- Sire: Blarney Kiss (USA)
- Grandsire: Irish Lancer (USA)
- Dam: Kitty’s Dream (NZ)
- Damsire: Nauplius (NZ)
- Sex: Gelding
- Foaled: 1982
- Died: 2002
- Country: New Zealand
- Colour: Chestnut
- Breeder: D F Duffy & G S Hale
- Owner: K M Mitchell, R J Lazarus, A E N Curtis
- Trainer: (1) Neville Voigt (2) Les J Bridge, Randwick
- Record: 69: 9-6-7
- Earnings: $1,139,330

Major wins
- Melbourne Cup (1987) Castlemaine Gold Cup (1986)

= Kensei (horse) =

New Zealand-bred Thoroughbred racehorse

Kensei (1982−2002) was a New Zealand-bred Thoroughbred racehorse, who won the 1987 Melbourne Cup.

He was sired by Blarney Kiss (USA), who was also the sire of 1983 Melbourne Cup winner Kiwi. His dam was Kitty's Dream (NZ) who was by Nauplius (NZ).

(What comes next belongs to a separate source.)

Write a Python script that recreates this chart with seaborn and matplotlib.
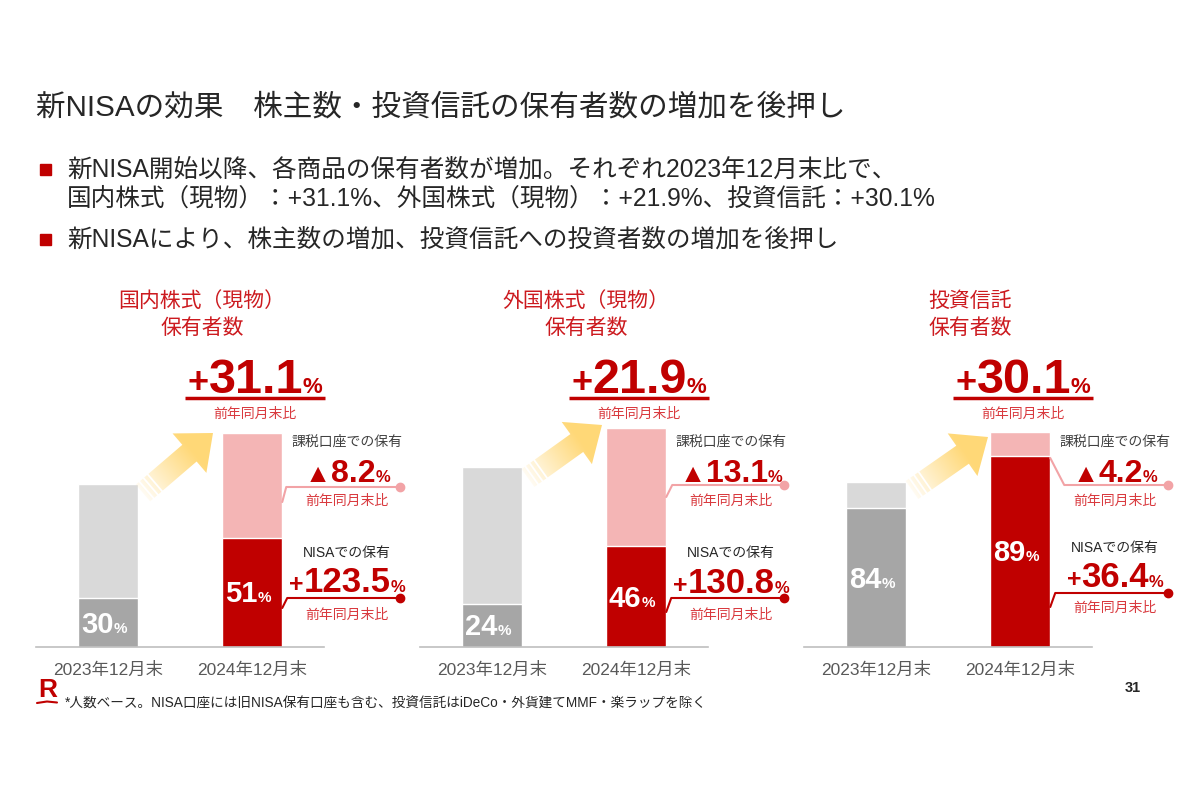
import numpy as np
import pandas as pd
import seaborn as sns
import matplotlib.pyplot as plt
from matplotlib.patches import Polygon, Rectangle

# --- data ---
periods = ['2023年12月末', '2024年12月末']
panel_titles = [('国内株式（現物）', '保有者数'), ('外国株式（現物）', '保有者数'), ('投資信託', '保有者数')]
# bar heights (relative units as drawn, 2023 / 2024)
total_2023 = [163, 180, 165]
total_2024 = [214, 219, 215]
# share held through NISA (%)
nisa_share_2023 = [30, 24, 84]
nisa_share_2024 = [51, 46, 89]
# year-on-year changes (%)
growth_total = ['31.1', '21.9', '30.1']
growth_taxable = ['8.2', '13.1', '4.2']      # decreases, shown with ▲
growth_nisa = ['123.5', '130.8', '36.4']

# --- colours ---
LIGHT_GRAY, DARK_GRAY = '#D9D9D9', '#A6A6A6'
PINK, RED = '#F4B5B5', '#C00000'
TITLE_RED, SUB_RED = '#CC1A1F', '#D93A3F'
TEXT = '#262626'

W, H = 1200, 800
panel_left = [36, 420, 804]
panel_w = 288
base_y = 647
ax_h = 230

sns.set_style('white')
plt.rcParams['font.family'] = ['Liberation Sans', 'Noto Sans CJK JP', 'DejaVu Sans']

fig = plt.figure(figsize=(12, 8), dpi=100)
fig.patch.set_facecolor('white')
renderer = fig.canvas.get_renderer()


def fx(x):
    return x / W


def fy(y):
    return 1 - y / H


def rich(x, y, parts, color, ha='center'):
    """Bold text made of pieces with different sizes, sharing one baseline (px coords)."""
    texts = []
    for s, size in parts:
        t = fig.text(0, fy(y), s, fontsize=size, fontweight='bold', color=color,
                     ha='left', va='baseline', zorder=10)
        texts.append(t)
    widths = [t.get_window_extent(renderer=renderer).width for t in texts]
    start = x - sum(widths) / 2 if ha == 'center' else x
    for t, w in zip(texts, widths):
        t.set_x(fx(start))
        start += w


# overlay for arrows, connectors and decorations (pixel coordinates)
ov = fig.add_axes([0, 0, 1, 1], zorder=5)
ov.set_xlim(0, W)
ov.set_ylim(H, 0)
ov.axis('off')
ov.patch.set_alpha(0)


def grad_arrow(tail, tip, sw=22, hw=52, hl=31):
    tail, tip = np.array(tail, float), np.array(tip, float)
    d = tip - tail
    L = np.hypot(*d)
    u = d / L
    n = np.array([-u[1], u[0]])
    se = tip - u * hl
    pts = [tail + n * sw / 2, se + n * sw / 2, se + n * hw / 2, tip,
           se - n * hw / 2, se - n * sw / 2, tail - n * sw / 2]
    poly = Polygon(pts, closed=True, facecolor='none', edgecolor='none')
    ov.add_patch(poly)
    xs, ys = [p[0] for p in pts], [p[1] for p in pts]
    x0, x1, y0, y1 = min(xs) - 2, max(xs) + 2, min(ys) - 2, max(ys) + 2
    X, Y = np.meshgrid(np.linspace(x0, x1, 200), np.linspace(y0, y1, 200))
    t = np.clip(((X - tail[0]) * u[0] + (Y - tail[1]) * u[1]) / L, 0, 1)
    img = np.zeros(X.shape + (4,))
    img[..., 0], img[..., 1], img[..., 2] = 1.0, 0.85, 0.47
    img[..., 3] = np.clip(0.1 + 1.3 * t, 0, 1)
    im = ov.imshow(img, extent=(x0, x1, y1, y0), origin='upper', interpolation='bilinear', zorder=2)
    im.set_clip_path(poly)
    for k in (0.05, 0.11, 0.17):
        c = tail + u * L * k
        a, b = c + n * (sw / 2 + 1), c - n * (sw / 2 + 1)
        ov.plot([a[0], b[0]], [a[1], b[1]], color='white', lw=1.3, zorder=3)
    ov.set_xlim(0, W)
    ov.set_ylim(H, 0)


arrow_tail = [(143, 493), (528, 478), (912, 490)]
arrow_tip = [(213, 433), (602, 425), (988, 437)]
tax_start = [502, 497, 458]
tax_line = [487, 485, 485]
tax_dx = [4, 6, 14]
nisa_start = [608, 612, 607]
nisa_line = [598, 598, 593]
nisa_base = [592, 593, 587]
nisa_label = [553, 553, 548]
nisa_sub = [615, 615, 608]

for p in range(3):
    left = panel_left[p]
    df = pd.DataFrame({
        'period': periods,
        'total': [total_2023[p], total_2024[p]],
        'share': [nisa_share_2023[p], nisa_share_2024[p]],
    })
    df['nisa'] = df['total'] * df['share'] / 100

    ax = fig.add_axes([fx(left), fy(base_y), panel_w / W, ax_h / H])
    sns.barplot(data=df, x='period', y='total', hue='period', palette=[LIGHT_GRAY, PINK],
                width=0.42, saturation=1, errorbar=None, legend=False, ax=ax)
    sns.barplot(data=df, x='period', y='nisa', hue='period', palette=[DARK_GRAY, RED],
                width=0.42, saturation=1, errorbar=None, legend=False, ax=ax)
    ax.set_xlim(-0.5, 1.5)
    ax.set_ylim(0, ax_h)
    ax.set_xlabel('')
    ax.set_ylabel('')
    ax.set_yticks([])
    for s in ['top', 'left', 'right']:
        ax.spines[s].set_visible(False)
    ax.spines['bottom'].set_color('#BFBFBF')
    ax.spines['bottom'].set_linewidth(1.2)
    ax.tick_params(axis='x', length=0, pad=11, labelsize=12.5, labelcolor='#595959')
    ax.patch.set_alpha(0)

    # share labels inside the NISA segment
    for i, row in df.iterrows():
        dx, dy = ax.transData.transform((i, row['nisa'] / 2))
        rich(dx - 4, H - dy + 10, [(f"{row['share']}", 21), ('%', 11)], 'white')

    cx_bar2 = ax.transData.transform((1, 0))[0]
    r_bar2 = ax.transData.transform((1.21, 0))[0]

    # panel title
    fig.text(fx(cx_bar2 - 50), fy(301), panel_titles[p][0], fontsize=15, color=TITLE_RED, ha='center', va='center')
    fig.text(fx(cx_bar2 - 50), fy(328), panel_titles[p][1], fontsize=15, color=TITLE_RED, ha='center', va='center')

    # headline growth
    rich(cx_bar2 + 3, 393, [('+', 26), (growth_total[p], 35), ('%', 16)], RED)
    ov.plot([cx_bar2 - 67, cx_bar2 + 73], [398, 398], color=RED, lw=2.5, solid_capstyle='butt')
    fig.text(fx(cx_bar2 + 3), fy(414), '前年同月末比', fontsize=10, color=SUB_RED, ha='center', va='center')

    grad_arrow(arrow_tail[p], arrow_tip[p])

    # taxable account
    cx = r_bar2 + 65
    fig.text(fx(cx), fy(442), '課税口座での保有', fontsize=10, color='#404040', ha='center', va='center')
    rich(cx, 482, [('▲', 19), (growth_taxable[p], 23), ('%', 12)], RED)
    ov.plot([r_bar2, r_bar2 + tax_dx[p], r_bar2 + 118], [tax_start[p], tax_line[p], tax_line[p]],
            color='#F2A3A6', lw=1.5)
    ov.plot([r_bar2 + 118], [tax_line[p]], 'o', color='#F2A3A6', ms=6)
    fig.text(fx(cx), fy(501), '前年同月末比', fontsize=10, color=SUB_RED, ha='center', va='center')

    # NISA account
    fig.text(fx(cx), fy(nisa_label[p]), 'NISAでの保有', fontsize=10, color='#262626', ha='center', va='center')
    rich(cx, nisa_base[p], [('+', 18), (growth_nisa[p], 25), ('%', 12)], RED)
    ov.plot([r_bar2, r_bar2 + 5, r_bar2 + 118], [nisa_start[p], nisa_line[p], nisa_line[p]],
            color=RED, lw=1.5)
    ov.plot([r_bar2 + 118], [nisa_line[p]], 'o', color=RED, ms=6)
    fig.text(fx(cx), fy(nisa_sub[p]), '前年同月末比', fontsize=10, color=SUB_RED, ha='center', va='center')

# --- header ---
fig.text(fx(36), fy(107), '新NISAの効果　株主数・投資信託の保有者数の増加を後押し',
         fontsize=21.3, color=TEXT, ha='left', va='center')
for y in (170, 240):
    ov.add_patch(Rectangle((40, y - 6), 11, 11, color=RED, zorder=4))
fig.text(fx(67), fy(170), '新NISA開始以降、各商品の保有者数が増加。それぞれ2023年12月末比で、',
         fontsize=17.7, color=TEXT, ha='left', va='center')
fig.text(fx(67), fy(199), '国内株式（現物）：+31.1%、外国株式（現物）：+21.9%、投資信託：+30.1%',
         fontsize=17.7, color=TEXT, ha='left', va='center')
fig.text(fx(67), fy(240), '新NISAにより、株主数の増加、投資信託への投資者数の増加を後押し',
         fontsize=17.7, color=TEXT, ha='left', va='center')

# --- footer ---
fig.text(fx(38), fy(697), 'R', fontsize=19, fontweight='bold', color=RED, ha='left', va='baseline')
ov.plot([37, 47, 57], [703, 701.5, 702.5], color=RED, lw=1.5)
fig.text(fx(65), fy(704), '*人数ベース。NISA口座には旧NISA保有口座も含む、投資信託はiDeCo・外貨建てMMF・楽ラップを除く',
         fontsize=9.8, color=TEXT, ha='left', va='center')
fig.text(fx(1133), fy(688), '31', fontsize=10.5, fontweight='bold', color=TEXT, ha='center', va='center')

fig.savefig('out.png', dpi=100, facecolor='white')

Les Bridge had taken over the training from Neville Voigt and ridden by Larry Olsen won the race by ½ length carrying just 51.5 kg from the champion mare Empire Rose. Prior to his win in the Melbourne Cup, Kensei ran second in the Group 2 Newcastle Gold Cup and second in the Group 1 Metropolitan at Randwick & won the 1987 Grafton Cup.

Kensei, with Larry Olsen aboard again, was 10th in the 1988 Melbourne Cup.

The CRJC (Clarence River Jockey Club) hold an annual dinner his name called the 'Kensei Club' where local businesses have a chance to win the naming rights for that years Grafton Cup. There is also a bar at the back of the concourse underneath the grandstand that is named after Kensei.

Sutton Farm in Scone owned by part owner Russ Lazarus became the retirement home for Kensei until his passing in 2002.